A Foucault pendulum consists of a brass sphere with a diameter of \({\bf{35}}.{\bf{0}}{\rm{ }}{\bf{cm}}\) suspended from a steel cable \({\bf{10}}.{\bf{5}}{\rm{ }}{\bf{m}}\)long (both measurements made at \({\bf{20}}{\bf{.0}}\;{\bf{^\circ C}}\)). Due to a design oversight, the swinging sphere clears the floor by a distance of only \({\bf{2}}{\bf{.00}}\;{\bf{mm}}\) when the temperature is \({\bf{20}}{\bf{.0}}\;{\bf{^\circ C}}\).
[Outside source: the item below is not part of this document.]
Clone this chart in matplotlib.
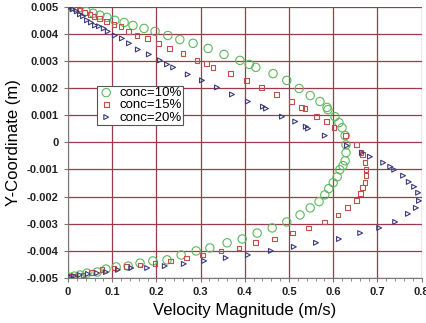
import matplotlib

matplotlib.use("Agg")
import matplotlib.pyplot as plt
from matplotlib.ticker import MultipleLocator

plt.rcParams["font.family"] = ["Liberation Sans", "DejaVu Sans"]

# conc=10% (green circles)
x10 = [0.0, 0.005, 0.023, 0.041, 0.057, 0.072, 0.088, 0.106, 0.127, 0.147, 0.172, 0.197,
       0.226, 0.253, 0.283, 0.317, 0.353, 0.389, 0.410, 0.425, 0.464, 0.495, 0.523, 0.548,
       0.570, 0.586, 0.588, 0.604, 0.613, 0.620, 0.627, 0.629, 0.629, 0.627, 0.622, 0.615,
       0.609, 0.600, 0.590, 0.581, 0.568, 0.548, 0.525, 0.495, 0.462, 0.428, 0.394, 0.360,
       0.321, 0.290, 0.256, 0.224, 0.192, 0.163, 0.136, 0.109, 0.086, 0.066, 0.043, 0.027,
       0.014, 0.0]
y10 = [0.00500, 0.00500, 0.00495, 0.00484, 0.00477, 0.00470, 0.00462, 0.00451, 0.00443,
       0.00432, 0.00421, 0.00410, 0.00395, 0.00380, 0.00366, 0.00347, 0.00325, 0.00303,
       0.00288, 0.00277, 0.00254, 0.00229, 0.00199, 0.00173, 0.00151, 0.00129, 0.00121,
       0.00095, 0.00073, 0.00054, 0.00025, -0.00009, -0.00038, -0.00068, -0.00086, -0.00101,
       -0.00127, -0.00149, -0.00171, -0.00194, -0.00219, -0.00242, -0.00268, -0.00294,
       -0.00316, -0.00335, -0.00357, -0.00371, -0.00390, -0.00401, -0.00416, -0.00434,
       -0.00438, -0.00446, -0.00457, -0.00460, -0.00468, -0.00479, -0.00483, -0.00490,
       -0.00494, -0.00497]

# conc=15% (red squares)
x15 = [0.002, 0.016, 0.027, 0.038, 0.050, 0.059, 0.072, 0.088, 0.104, 0.120, 0.136, 0.156,
       0.179, 0.204, 0.229, 0.260, 0.292, 0.314, 0.328, 0.367, 0.403, 0.437, 0.471, 0.505,
       0.529, 0.536, 0.563, 0.584, 0.602, 0.627, 0.652, 0.663, 0.667, 0.672, 0.674, 0.674,
       0.672, 0.667, 0.661, 0.652, 0.633, 0.611, 0.581, 0.545, 0.507, 0.468, 0.425, 0.387,
       0.346, 0.305, 0.269, 0.231, 0.197, 0.163, 0.133, 0.104, 0.077, 0.054, 0.034, 0.016,
       0.007]
y15 = [0.00500, 0.00495, 0.00488, 0.00480, 0.00473, 0.00466, 0.00458, 0.00447, 0.00436,
       0.00429, 0.00410, 0.00395, 0.00384, 0.00366, 0.00347, 0.00329, 0.00303, 0.00292,
       0.00277, 0.00254, 0.00229, 0.00203, 0.00177, 0.00151, 0.00129, 0.00125, 0.00095,
       0.00077, 0.00054, 0.00025, -0.00009, -0.00038, -0.00046, -0.00075, -0.00101,
       -0.00123, -0.00149, -0.00168, -0.00190, -0.00216, -0.00242, -0.00268, -0.00294,
       -0.00316, -0.00335, -0.00357, -0.00371, -0.00390, -0.00401, -0.00416, -0.00427,
       -0.00438, -0.00446, -0.00453, -0.00460, -0.00464, -0.00471, -0.00482, -0.00490,
       -0.00494, -0.00497]

# conc=20% (blue triangles)
x20 = [0.005, 0.011, 0.020, 0.027, 0.034, 0.043, 0.052, 0.061, 0.070, 0.081, 0.090, 0.106,
       0.122, 0.138, 0.158, 0.183, 0.208, 0.224, 0.238, 0.271, 0.303, 0.337, 0.371, 0.407,
       0.441, 0.448, 0.484, 0.514, 0.538, 0.543, 0.581, 0.631, 0.665, 0.683, 0.713, 0.729,
       0.738, 0.758, 0.771, 0.783, 0.792, 0.794, 0.787, 0.769, 0.740, 0.704, 0.661, 0.613,
       0.561, 0.511, 0.459, 0.407, 0.357, 0.308, 0.262, 0.219, 0.179, 0.143, 0.113, 0.086,
       0.066, 0.045, 0.027, 0.014, 0.005]
y20 = [0.00500, 0.00492, 0.00484, 0.00473, 0.00466, 0.00451, 0.00443, 0.00432, 0.00429,
       0.00421, 0.00410, 0.00395, 0.00384, 0.00366, 0.00343, 0.00325, 0.00303, 0.00288,
       0.00277, 0.00251, 0.00229, 0.00203, 0.00177, 0.00151, 0.00132, 0.00125, 0.00095,
       0.00077, 0.00058, 0.00051, 0.00025, -0.00012, -0.00038, -0.00053, -0.00075,
       -0.00090, -0.00101, -0.00123, -0.00146, -0.00164, -0.00186, -0.00216, -0.00242,
       -0.00264, -0.00294, -0.00316, -0.00335, -0.00357, -0.00371, -0.00386, -0.00401,
       -0.00416, -0.00427, -0.00438, -0.00449, -0.00457, -0.00464, -0.00464, -0.00471,
       -0.00479, -0.00483, -0.00486, -0.00490, -0.00494, -0.00497]

x_ticks = [0, 0.1, 0.2, 0.3, 0.4, 0.5, 0.6, 0.7, 0.8]
y_ticks = [0.005, 0.004, 0.003, 0.002, 0.001, 0, -0.001, -0.002, -0.003, -0.004, -0.005]

fig = plt.figure(figsize=(4.26, 3.23), dpi=100)
ax = fig.add_axes([0.1596, 0.1402, 0.8301, 0.838])

ax.scatter(x10, y10, s=36, marker="o", facecolors="none", edgecolors="#5cb85c",
           linewidths=0.8, label="conc=10%", zorder=3)
ax.scatter(x15, y15, s=12, marker="s", facecolors="none", edgecolors="#c0504d",
           linewidths=0.8, label="conc=15%", zorder=3)
ax.scatter(x20, y20, s=12, marker=">", facecolors="none", edgecolors="#3b3b7a",
           linewidths=0.8, label="conc=20%", zorder=3)

ax.set_xlim(0, 0.8)
ax.set_ylim(-0.005, 0.005)
ax.set_xticks(x_ticks)
ax.set_xticklabels([f"{v:g}" for v in x_ticks])
ax.set_yticks(y_ticks)
ax.set_yticklabels([f"{v:g}" if v == 0 else f"{v:.3f}" for v in y_ticks])
ax.xaxis.set_minor_locator(MultipleLocator(0.02))
ax.tick_params(axis="both", which="major", labelsize=8, length=3, color="#777777", pad=4)
ax.tick_params(axis="x", which="minor", length=2, color="#777777")
for lbl in ax.get_xticklabels() + ax.get_yticklabels():
    lbl.set_fontweight("bold")
    lbl.set_color("#222222")

ax.grid(True, color="#9b3a4a", linewidth=0.9)
ax.set_axisbelow(True)
for side in ["top", "right"]:
    ax.spines[side].set_visible(False)
for side in ["left", "bottom"]:
    ax.spines[side].set_color("#777777")

ax.set_xlabel("Velocity Magnitude (m/s)", fontsize=12, labelpad=4)
ax.set_ylabel("Y-Coordinate (m)", fontsize=12, labelpad=4)

leg = ax.legend(loc="upper left", bbox_to_anchor=(0.082, 0.71), borderaxespad=0,
                fontsize=9.5, labelspacing=0.0, handletextpad=0.4, borderpad=0.1,
                handlelength=1.2, fancybox=False, framealpha=1)
leg.get_frame().set_edgecolor("#555555")
leg.get_frame().set_linewidth(0.8)

fig.savefig("out.png", dpi=100)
At what temperature will the sphere begin to brush the floor?

Diameter of the sphere:\(d = 35\;{\rm{cm}}\)

Length of steel cable:\(L = 10.5\;{\rm{m}}\)

The temperature at which measurements are made:\(T = 20.0\;^\circ {\rm{C}} = 293\;{\rm{K}}\)

The expansion in length:\(\Delta L = 2.0\;{\rm{mm}}\)

The coefficient of expansion of steel is: \(1.2 \times {10^{ - 5}}\;{{\rm{K}}^{{\rm{ - 1}}}}\)

It is a common observation that matter changes its shape, size, volume, or density in response to variation in temperature. This phenomenon is known as thermal expansion. If the length of any object changes in response to the variation in temperature, it is called Linear Expansion. The increase in length \(\left( {{\bf{\Delta L}}} \right)\) can be calculated as-

\({\bf{\Delta L = \alpha L\Delta T}}\;\; \cdot \cdot \cdot \cdot \cdot \cdot \cdot \cdot \cdot \cdot \cdot \cdot \cdot \cdot \cdot \cdot \cdot \cdot \cdot \cdot \cdot \cdot \cdot \cdot \cdot \cdot \cdot \cdot \cdot \cdot \cdot \cdot \cdot \cdot \cdot \cdot \cdot \cdot \left( 1 \right)\)

Here, \({\bf{\alpha }}\) is the coefficient of expansion and \({\bf{\Delta T}}\) is the variation in temperature.

Using equation (1), the increase in length is given as-

\(\begin{array}{c}\Delta L = \alpha L\Delta T\\ = \alpha L\left( {{T_o} - T} \right)\end{array}\)

Here\({T_o}\)is the final temperature at which sphere will brush the floor.

For the given values the equation becomes-

\(\begin{array}{l}2 \times {10^{ - 3}}\;{\rm{m}}\; = \left( {1.2 \times {{10}^{ - 5}}\;{{\rm{K}}^{{\rm{ - 1}}}}} \right)\left( {10.5\;{\rm{m}}} \right)\left( {{T_o} - 293\;{\rm{K}}} \right)\\\left( {{T_o} - 293\;{\rm{K}}} \right) = 15.9\;{\rm{K}}\end{array}\)

Solving further,

\(\begin{array}{c}{T_o} = \left( {293 + 15.9} \right)\;{\rm{K}}\\ = 308.9\;{\rm{K}}\\ = 35.9\;^\circ {\rm{C}}\end{array}\)

The temperature at which the sphere will brush the surface is \(35.9\;^\circ {\rm{C}}\).